Title: Tackling the data challenge in Africa’s educational systems

Date: Friday, 21st October 2022

Time: 10:30 AM – 12:00 PM Mauritius time (GMT+4)

Venue: Le Méridien Île Maurice

Storyline: Africa faces a data crisis in education and skills and the COVID-19 pandemic exacerbated the situation. Countries have made positive efforts in providing data on education and skills, demonstrated in improved country reporting on the eight priority areas of the African Union’s Second Decade of Education for Africa’s Plan of Action (2006-2015) and the Millennium Development Goals targets (reflected in ADEA’s Outlook on Education regional and continental reports of 2008, 2010, 2012 and 2014 and presented to the then Conference of Ministers of Education of the African Union – COMEDAF). However, global, continental, and regional reports still exhibit missing or outdated data. For example, only 17 out of 55 countries in sub-Saharan Africa had data for SDG Indicator 4.1.1 on achieving minimum proficiency level in foundational literacy and numeracy, and no African country had reported any data for SDG Indicator 4.3.1 on youth and adult participation in formal and non-formal education (UIS, 2018). As a result of the perennial challenge of scarce quality data on education and skills for informed decision making, poor data continues to hurt the ability of African countries to make demand-driven policy decisions on education and skills. There is need to support African countries to provide quality data on education and skills for informed decision making through policy, planning, programme implementation, monitoring, and evaluation.

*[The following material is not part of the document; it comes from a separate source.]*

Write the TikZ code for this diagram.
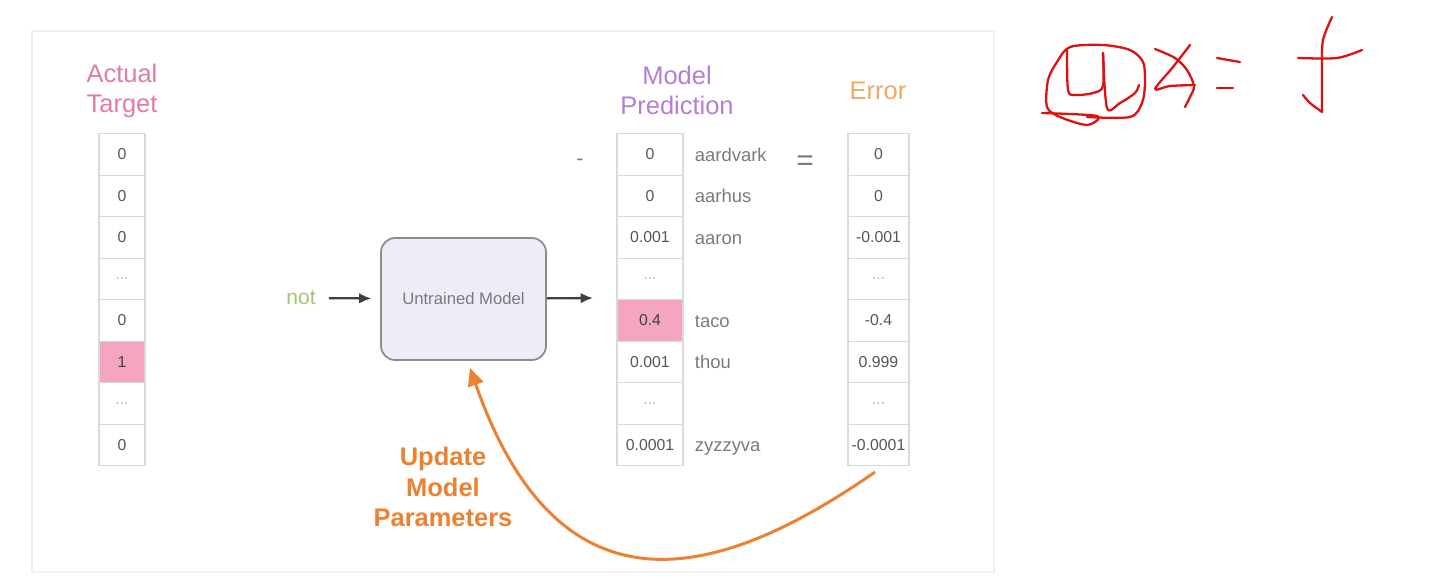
\documentclass[tikz,border=0pt]{standalone}
\usepackage{fontspec}
\setmainfont{Liberation Sans}
\usepackage{tikz}
\usetikzlibrary{arrows.meta,positioning}

\definecolor{cellline}{HTML}{DADADA}
\definecolor{numgray}{HTML}{555555}
\definecolor{wordgray}{HTML}{7A7A7A}
\definecolor{dotgray}{HTML}{B5B5B5}
\definecolor{pinkcell}{HTML}{F3A5C2}
\definecolor{pinktitle}{HTML}{E27AA6}
\definecolor{purpletitle}{HTML}{B57ED6}
\definecolor{errortitle}{HTML}{F2A865}
\definecolor{updorange}{HTML}{EE8032}
\definecolor{notgreen}{HTML}{A2C572}
\definecolor{modelfill}{HTML}{EFECF8}
\definecolor{modelline}{HTML}{8C8C8C}
\definecolor{arrgray}{HTML}{404040}
\definecolor{inkred}{HTML}{E01010}
\definecolor{slideline}{HTML}{F0F0F0}

\begin{document}
\begin{tikzpicture}[
  x=0.02cm, y=-0.02cm,
  title/.style={align=center, font=\fontsize{14.5}{17}\selectfont},
  cell/.style={draw=cellline, line width=0.6pt, rectangle, minimum height=0.83cm, inner sep=0pt, text=numgray, font=\fontsize{9}{11}\selectfont},
  tcell/.style={cell, minimum width=0.92cm},
  pcell/.style={cell, minimum width=1.32cm},
  ecell/.style={cell, minimum width=1.22cm},
  dots/.style={text=dotgray},
  hit/.style={fill=pinkcell, text=black!75},
  word/.style={inner sep=0pt, text height=8.5pt, text depth=1pt, text=wordgray, font=\fontsize{10.5}{12}\selectfont},
  model/.style={draw=modelline, line width=1pt, fill=modelfill, rounded corners=8pt, minimum width=3.3cm, minimum height=2.44cm, text=wordgray, font=\fontsize{9.5}{11}\selectfont},
  arr/.style={-{Latex[length=7pt,width=6pt]}, line width=1.3pt, arrgray},
  updarr/.style={-{Triangle[length=10pt,width=9pt]}, line width=1.7pt, updorange},
  ink/.style={inkred, line width=1.3pt, line cap=round, line join=round}
]
\useasboundingbox (0,0) rectangle (1433,578);
\draw[slideline, line width=0.8pt] (32,31) rectangle (994,572);

% target column
\node[title, text=pinktitle] (ttitle) at (122,91) {Actual\\Target};
\node[tcell] (tgt1) at (122,154.5) {0};
\node[tcell] (tgt2) at (122,196) {0};
\node[tcell] (tgt3) at (122,237.5) {0};
\node[tcell, dots] (tgt4) at (122,279) {...};
\node[tcell] (tgt5) at (122,320.5) {0};
\node[tcell, hit] (tgt6) at (122,362) {1};
\node[tcell, dots] (tgt7) at (122,403.5) {...};
\node[tcell] (tgt8) at (122,445) {0};

% model
\node[text=notgreen, font=\fontsize{12}{14}\selectfont] (word) at (301,298) {not};
\node[model] (model) at (463.5,299) {Untrained Model};
\coordinate (outtip) at (593,298);
\draw[arr, shorten <=4pt, shorten >=5pt] (word) -- (model);
\draw[arr] (model) -- (outtip);

% prediction column
\node[title, text=purpletitle] (ptitle) at (677,90) {Model\\Prediction};
\node[pcell] (pred1) at (650,154.5) {0};
\node[pcell] (pred2) at (650,196) {0};
\node[pcell] (pred3) at (650,237.5) {0.001};
\node[pcell, dots] (pred4) at (650,279) {...};
\node[pcell, hit] (pred5) at (650,320.5) {0.4};
\node[pcell] (pred6) at (650,362) {0.001};
\node[pcell, dots] (pred7) at (650,403.5) {...};
\node[pcell] (pred8) at (650,445) {0.0001};

\node[word, right=0.22cm of pred1] (w1) {aardvark};
\node[word, right=0.22cm of pred2] (w2) {aarhus};
\node[word, right=0.22cm of pred3] (w3) {aaron};
\node[word, right=0.22cm of pred5] (w5) {taco};
\node[word, right=0.22cm of pred6] (w6) {thou};
\node[word, right=0.22cm of pred8] (w8) {zyzzyva};

\node[text=wordgray, font=\fontsize{12}{14}\selectfont] (minus) at (580,162) {-};
\node[text=wordgray, font=\fontsize{17}{19}\selectfont] (equals) at (805,163) {=};

% error column
\node[title, text=errortitle] (etitle) at (878,91) {Error};
\node[ecell] (err1) at (878.5,154.5) {0};
\node[ecell] (err2) at (878.5,196) {0};
\node[ecell] (err3) at (878.5,237.5) {-0.001};
\node[ecell, dots] (err4) at (878.5,279) {...};
\node[ecell] (err5) at (878.5,320.5) {-0.4};
\node[ecell] (err6) at (878.5,362) {0.999};
\node[ecell, dots] (err7) at (878.5,403.5) {...};
\node[ecell] (err8) at (878.5,445) {-0.0001};

% feedback
\coordinate (updfrom) at (875,472);
\coordinate (updto) at (470,368);
\draw[updarr] (updfrom) .. controls (720,580) and (560,625) .. (updto);
\node[align=center, text=updorange, font=\bfseries\fontsize{14.5}{17.5}\selectfont] (upd) at (443,487) {Update\\Model\\Parameters};

% handwritten note
\draw[ink] plot[smooth] coordinates {(1042,113) (1097,116) (1087,125) (1060,117) (1047,107) (1048,80) (1057,62) (1070,47) (1103,45) (1130,50) (1143,62) (1145,83) (1142,103) (1130,117) (1087,117)};
\draw[ink] plot[smooth] coordinates {(1067,50) (1068,90) (1075,95) (1093,93) (1103,86) (1103,53)};
\draw[ink] plot[smooth] coordinates {(1103,53) (1107,108) (1120,103) (1135,93) (1139,85)};
\draw[ink] plot[smooth] coordinates {(1155,49) (1175,58) (1187,70) (1194,86) (1190,97) (1185,107)};
\draw[ink] plot[smooth] coordinates {(1190,45) (1173,67) (1155,89) (1170,86) (1195,85)};
\draw[ink] (1217,58) -- (1240,62);
\draw[ink] (1217,88) -- (1233,88);
\draw[ink] plot[smooth] coordinates {(1332,17) (1323,40) (1322,67) (1322,112)};
\draw[ink] plot[smooth] coordinates {(1322,112) (1310,103) (1303,95)};
\draw[ink] plot[smooth] coordinates {(1298,58) (1337,58) (1362,50)};
\end{tikzpicture}
\end{document}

Objectives: Explore the best ways to: 

  1. Sensitize the education leadership on the importance of quality data, cascading to other levels.
  2. Strengthen the capacity of policymakers to understand the process of collecting, utilizing, and publishing quality education and skills data.
  3. Identify country priority needs and areas of support to inform capacity building interventions that are institutionalized and sustainable over time, in the data value chain.
  4. Strengthen peer learning and communities of practice around data on education and skills.

Expected outcome: A capacity building roadmap for improving the capacity of African countries to collect, manage, publish, and use data for education and skills to inform decision making in planning, monitoring, and evaluation.

Moderator: Dr Silvia Montoya, Director, UNESCO Institute for Statistics (UIS)

Rapporteurs:  

  • Open Development Education (OpenDevEd)
  • Mr. Suraj Shah, Lead, Regional Centre for Innovative Teaching and Learning (CITL), Mastercard Foundation (TBC)

Expert perspective: Prof. Eric Hanushek, Senior Fellow, Stanford University, United States

Policymaker response: Hon. Claudiana A. Cole, Minister of Basic and Secondary Education, The Gambia

Panellists

  • Hon. Dr. Joyce Moriku Kaducu, Minister of State for Primary Education, Uganda
  • Mr. Patrick Nkenge, Program Manager, Quality Management, IIEP-UNESCO Dakar 
  • Dr Lucy Heady, CEO, ESSA Africa. Methodology for mapping education data & lessons from its application to TVET data in Kenya, basic education in Malawi and Sierra Leone: ESSA Africa.
  • Mr Alpha Bah, Head of EMIS and ICT, Ministry of Basic and Secondary Education, The Gambia. Country experience with DHIS2 for Education.
  • Mr Shadreck Nkoya, Zambia National Examinations Council.  Innovations to improve the quality of national assessments.